[Charts and diagrams as code]

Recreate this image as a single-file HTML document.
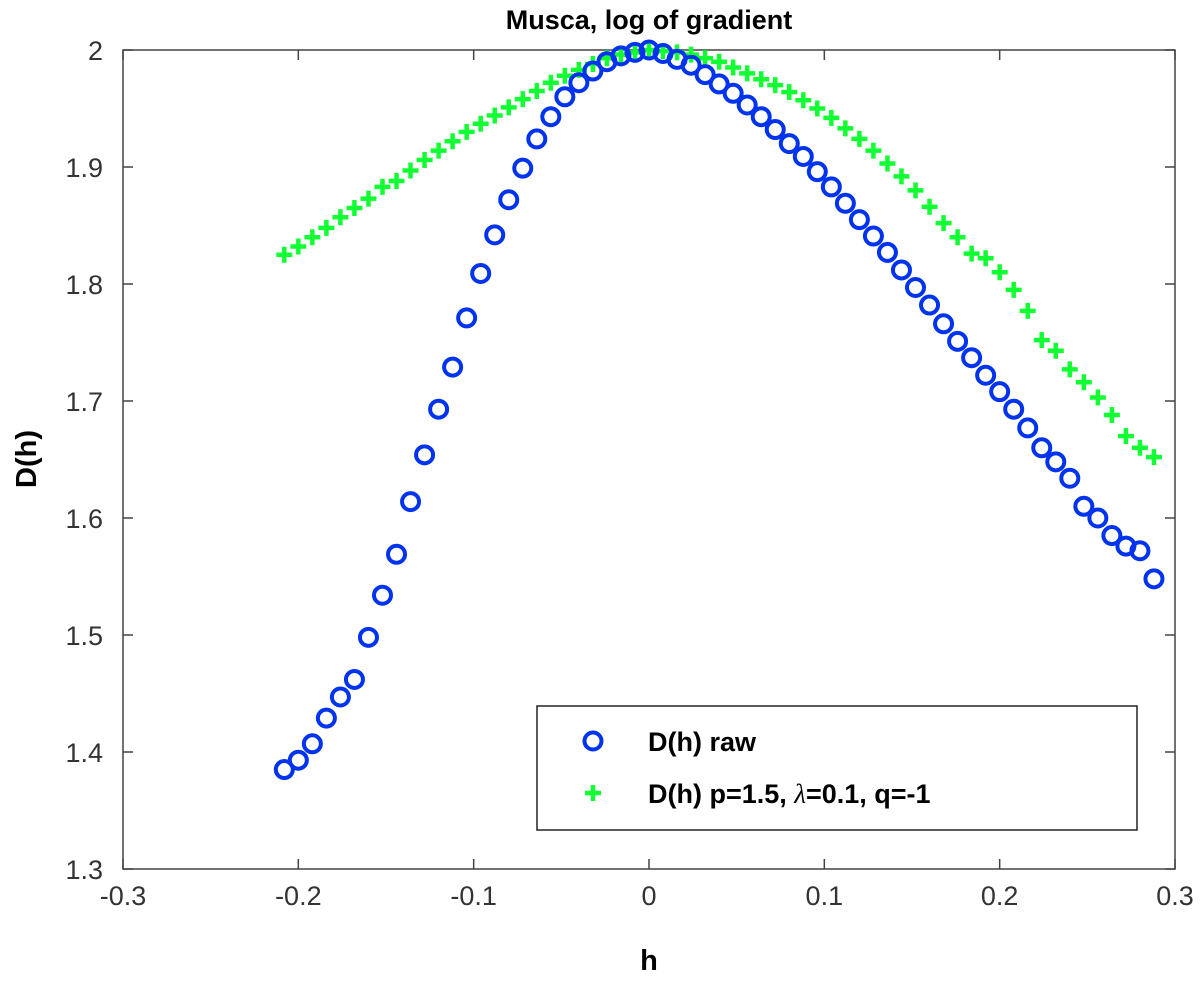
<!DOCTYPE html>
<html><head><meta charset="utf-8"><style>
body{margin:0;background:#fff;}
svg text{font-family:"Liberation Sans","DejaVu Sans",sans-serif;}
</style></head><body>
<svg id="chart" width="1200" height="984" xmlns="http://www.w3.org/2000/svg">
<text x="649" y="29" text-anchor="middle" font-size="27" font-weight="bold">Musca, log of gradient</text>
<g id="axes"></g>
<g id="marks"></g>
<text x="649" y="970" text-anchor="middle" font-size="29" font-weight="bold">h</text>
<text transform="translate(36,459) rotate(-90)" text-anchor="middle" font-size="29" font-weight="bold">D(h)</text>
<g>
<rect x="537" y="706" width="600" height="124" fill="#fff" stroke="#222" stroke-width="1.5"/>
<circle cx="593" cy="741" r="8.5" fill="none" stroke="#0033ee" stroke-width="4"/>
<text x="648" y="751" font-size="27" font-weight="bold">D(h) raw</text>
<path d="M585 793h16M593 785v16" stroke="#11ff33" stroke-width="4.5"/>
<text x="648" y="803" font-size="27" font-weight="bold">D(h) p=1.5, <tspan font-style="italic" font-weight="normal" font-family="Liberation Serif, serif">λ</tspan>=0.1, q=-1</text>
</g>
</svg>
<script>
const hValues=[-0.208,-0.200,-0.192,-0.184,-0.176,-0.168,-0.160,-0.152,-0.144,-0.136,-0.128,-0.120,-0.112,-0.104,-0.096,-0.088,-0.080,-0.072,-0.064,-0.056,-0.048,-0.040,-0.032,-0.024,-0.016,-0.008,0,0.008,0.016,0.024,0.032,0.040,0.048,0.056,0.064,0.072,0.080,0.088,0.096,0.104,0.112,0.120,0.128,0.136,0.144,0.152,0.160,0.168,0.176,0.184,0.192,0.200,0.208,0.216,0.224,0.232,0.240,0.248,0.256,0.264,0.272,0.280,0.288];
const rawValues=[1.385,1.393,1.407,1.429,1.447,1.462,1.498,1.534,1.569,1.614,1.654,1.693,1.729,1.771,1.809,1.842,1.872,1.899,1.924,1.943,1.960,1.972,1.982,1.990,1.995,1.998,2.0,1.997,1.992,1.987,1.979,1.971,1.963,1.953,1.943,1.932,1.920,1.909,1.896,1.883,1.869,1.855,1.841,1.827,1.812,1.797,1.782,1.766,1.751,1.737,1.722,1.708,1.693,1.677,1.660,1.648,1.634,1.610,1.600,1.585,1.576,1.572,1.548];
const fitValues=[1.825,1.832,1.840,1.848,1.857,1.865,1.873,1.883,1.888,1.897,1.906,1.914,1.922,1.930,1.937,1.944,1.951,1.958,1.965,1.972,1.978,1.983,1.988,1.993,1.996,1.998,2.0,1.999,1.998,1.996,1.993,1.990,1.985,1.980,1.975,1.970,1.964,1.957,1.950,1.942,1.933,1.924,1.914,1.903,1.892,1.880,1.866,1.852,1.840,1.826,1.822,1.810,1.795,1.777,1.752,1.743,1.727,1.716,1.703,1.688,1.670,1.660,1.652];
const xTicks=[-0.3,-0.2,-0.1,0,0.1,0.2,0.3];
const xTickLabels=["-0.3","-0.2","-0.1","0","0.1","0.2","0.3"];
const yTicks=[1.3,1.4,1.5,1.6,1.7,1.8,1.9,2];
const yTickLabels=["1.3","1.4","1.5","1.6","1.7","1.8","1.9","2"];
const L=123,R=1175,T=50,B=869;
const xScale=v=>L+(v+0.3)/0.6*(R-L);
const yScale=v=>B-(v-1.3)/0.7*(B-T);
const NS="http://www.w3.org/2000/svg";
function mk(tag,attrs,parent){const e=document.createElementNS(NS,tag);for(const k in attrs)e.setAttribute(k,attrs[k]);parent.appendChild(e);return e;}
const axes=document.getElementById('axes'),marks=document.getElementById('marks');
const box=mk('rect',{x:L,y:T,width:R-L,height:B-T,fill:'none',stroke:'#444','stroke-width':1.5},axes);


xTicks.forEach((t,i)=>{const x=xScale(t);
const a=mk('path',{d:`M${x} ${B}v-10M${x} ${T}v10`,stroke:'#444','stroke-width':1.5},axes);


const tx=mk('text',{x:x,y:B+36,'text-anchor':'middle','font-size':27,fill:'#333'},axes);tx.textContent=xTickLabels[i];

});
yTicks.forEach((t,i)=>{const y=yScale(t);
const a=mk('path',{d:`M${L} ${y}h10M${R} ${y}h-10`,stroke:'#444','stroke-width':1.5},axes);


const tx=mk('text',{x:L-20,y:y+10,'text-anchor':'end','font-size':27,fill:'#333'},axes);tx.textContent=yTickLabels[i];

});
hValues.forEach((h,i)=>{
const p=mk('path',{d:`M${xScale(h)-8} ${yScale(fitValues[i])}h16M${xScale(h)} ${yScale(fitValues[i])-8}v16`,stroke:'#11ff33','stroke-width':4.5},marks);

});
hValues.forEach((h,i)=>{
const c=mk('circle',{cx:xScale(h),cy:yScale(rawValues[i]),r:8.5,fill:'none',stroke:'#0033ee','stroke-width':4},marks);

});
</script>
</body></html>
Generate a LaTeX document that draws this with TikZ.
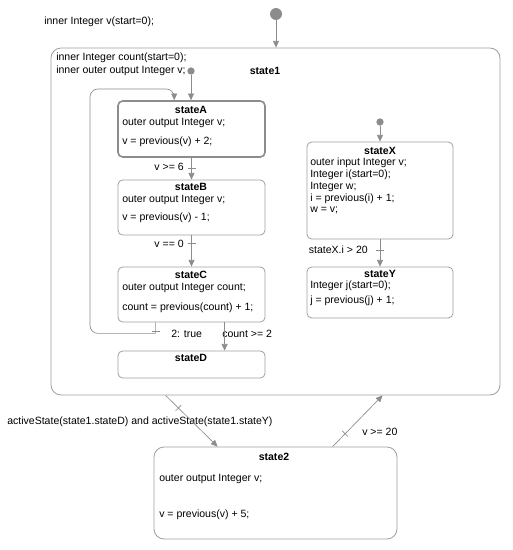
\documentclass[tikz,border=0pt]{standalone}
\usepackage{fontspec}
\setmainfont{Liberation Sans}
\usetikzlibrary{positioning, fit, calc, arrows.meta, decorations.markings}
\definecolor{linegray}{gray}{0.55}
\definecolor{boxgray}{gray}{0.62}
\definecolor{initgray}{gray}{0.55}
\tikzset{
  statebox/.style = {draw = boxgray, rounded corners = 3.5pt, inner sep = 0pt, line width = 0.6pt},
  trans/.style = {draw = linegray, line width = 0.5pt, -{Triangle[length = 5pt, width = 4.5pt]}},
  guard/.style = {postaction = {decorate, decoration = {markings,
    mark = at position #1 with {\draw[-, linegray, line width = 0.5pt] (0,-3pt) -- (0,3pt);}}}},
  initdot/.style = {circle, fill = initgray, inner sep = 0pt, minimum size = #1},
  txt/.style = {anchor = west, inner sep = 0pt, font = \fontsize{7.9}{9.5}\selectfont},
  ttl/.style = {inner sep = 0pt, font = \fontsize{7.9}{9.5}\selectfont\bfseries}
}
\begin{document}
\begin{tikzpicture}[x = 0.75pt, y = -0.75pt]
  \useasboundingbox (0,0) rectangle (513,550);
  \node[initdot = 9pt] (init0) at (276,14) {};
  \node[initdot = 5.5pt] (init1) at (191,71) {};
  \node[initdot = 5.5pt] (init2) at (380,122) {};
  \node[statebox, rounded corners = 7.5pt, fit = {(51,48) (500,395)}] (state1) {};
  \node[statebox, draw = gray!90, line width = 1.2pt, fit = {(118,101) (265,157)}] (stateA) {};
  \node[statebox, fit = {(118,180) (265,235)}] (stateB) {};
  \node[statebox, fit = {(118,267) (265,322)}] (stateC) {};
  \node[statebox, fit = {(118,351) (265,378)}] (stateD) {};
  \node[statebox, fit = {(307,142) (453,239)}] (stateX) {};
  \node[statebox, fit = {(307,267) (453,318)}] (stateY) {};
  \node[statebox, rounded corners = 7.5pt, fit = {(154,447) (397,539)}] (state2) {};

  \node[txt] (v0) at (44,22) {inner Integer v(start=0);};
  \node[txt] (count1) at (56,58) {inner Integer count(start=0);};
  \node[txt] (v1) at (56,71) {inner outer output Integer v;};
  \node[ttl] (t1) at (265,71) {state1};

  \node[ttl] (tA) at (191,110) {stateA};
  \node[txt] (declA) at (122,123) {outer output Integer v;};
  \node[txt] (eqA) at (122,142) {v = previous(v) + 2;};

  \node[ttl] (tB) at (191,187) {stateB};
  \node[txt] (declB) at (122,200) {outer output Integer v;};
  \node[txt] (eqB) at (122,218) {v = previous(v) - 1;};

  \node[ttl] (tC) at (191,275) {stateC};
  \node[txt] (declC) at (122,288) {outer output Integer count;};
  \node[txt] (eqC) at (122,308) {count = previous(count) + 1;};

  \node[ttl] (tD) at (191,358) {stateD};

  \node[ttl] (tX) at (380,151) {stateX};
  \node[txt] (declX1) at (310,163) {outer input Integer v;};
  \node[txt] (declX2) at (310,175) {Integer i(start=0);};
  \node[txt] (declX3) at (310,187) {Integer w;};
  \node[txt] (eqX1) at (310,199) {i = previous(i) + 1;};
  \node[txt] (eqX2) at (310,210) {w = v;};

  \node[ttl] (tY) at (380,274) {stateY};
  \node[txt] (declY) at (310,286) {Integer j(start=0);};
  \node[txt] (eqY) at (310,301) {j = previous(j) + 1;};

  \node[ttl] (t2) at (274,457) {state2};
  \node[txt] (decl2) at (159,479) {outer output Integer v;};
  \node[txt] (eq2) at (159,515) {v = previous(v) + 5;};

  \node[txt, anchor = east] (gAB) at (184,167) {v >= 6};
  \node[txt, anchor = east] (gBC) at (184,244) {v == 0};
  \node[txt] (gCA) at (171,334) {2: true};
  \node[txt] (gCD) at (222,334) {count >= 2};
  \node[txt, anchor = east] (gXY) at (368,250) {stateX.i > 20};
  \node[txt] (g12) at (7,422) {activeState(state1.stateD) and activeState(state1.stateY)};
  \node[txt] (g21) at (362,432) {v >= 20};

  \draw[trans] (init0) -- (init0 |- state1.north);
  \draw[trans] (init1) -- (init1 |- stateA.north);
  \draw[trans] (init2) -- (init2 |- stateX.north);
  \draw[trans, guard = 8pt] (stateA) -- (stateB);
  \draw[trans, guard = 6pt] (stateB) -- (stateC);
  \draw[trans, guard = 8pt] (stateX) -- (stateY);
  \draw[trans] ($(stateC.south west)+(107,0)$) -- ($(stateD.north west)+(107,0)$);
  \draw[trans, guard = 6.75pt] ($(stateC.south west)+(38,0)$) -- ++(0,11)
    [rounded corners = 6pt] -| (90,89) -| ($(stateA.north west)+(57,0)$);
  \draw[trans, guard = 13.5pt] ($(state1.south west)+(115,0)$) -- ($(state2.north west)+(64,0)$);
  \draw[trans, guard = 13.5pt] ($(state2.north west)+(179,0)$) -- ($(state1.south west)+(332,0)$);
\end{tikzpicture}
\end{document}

• [DIRECTIVE]: Gather every line from the listing above in which the word "this" appears.

• [THE RESPONSE]:
Recreate this image as a single-file HTML document.
Generate a LaTeX document that draws this with TikZ.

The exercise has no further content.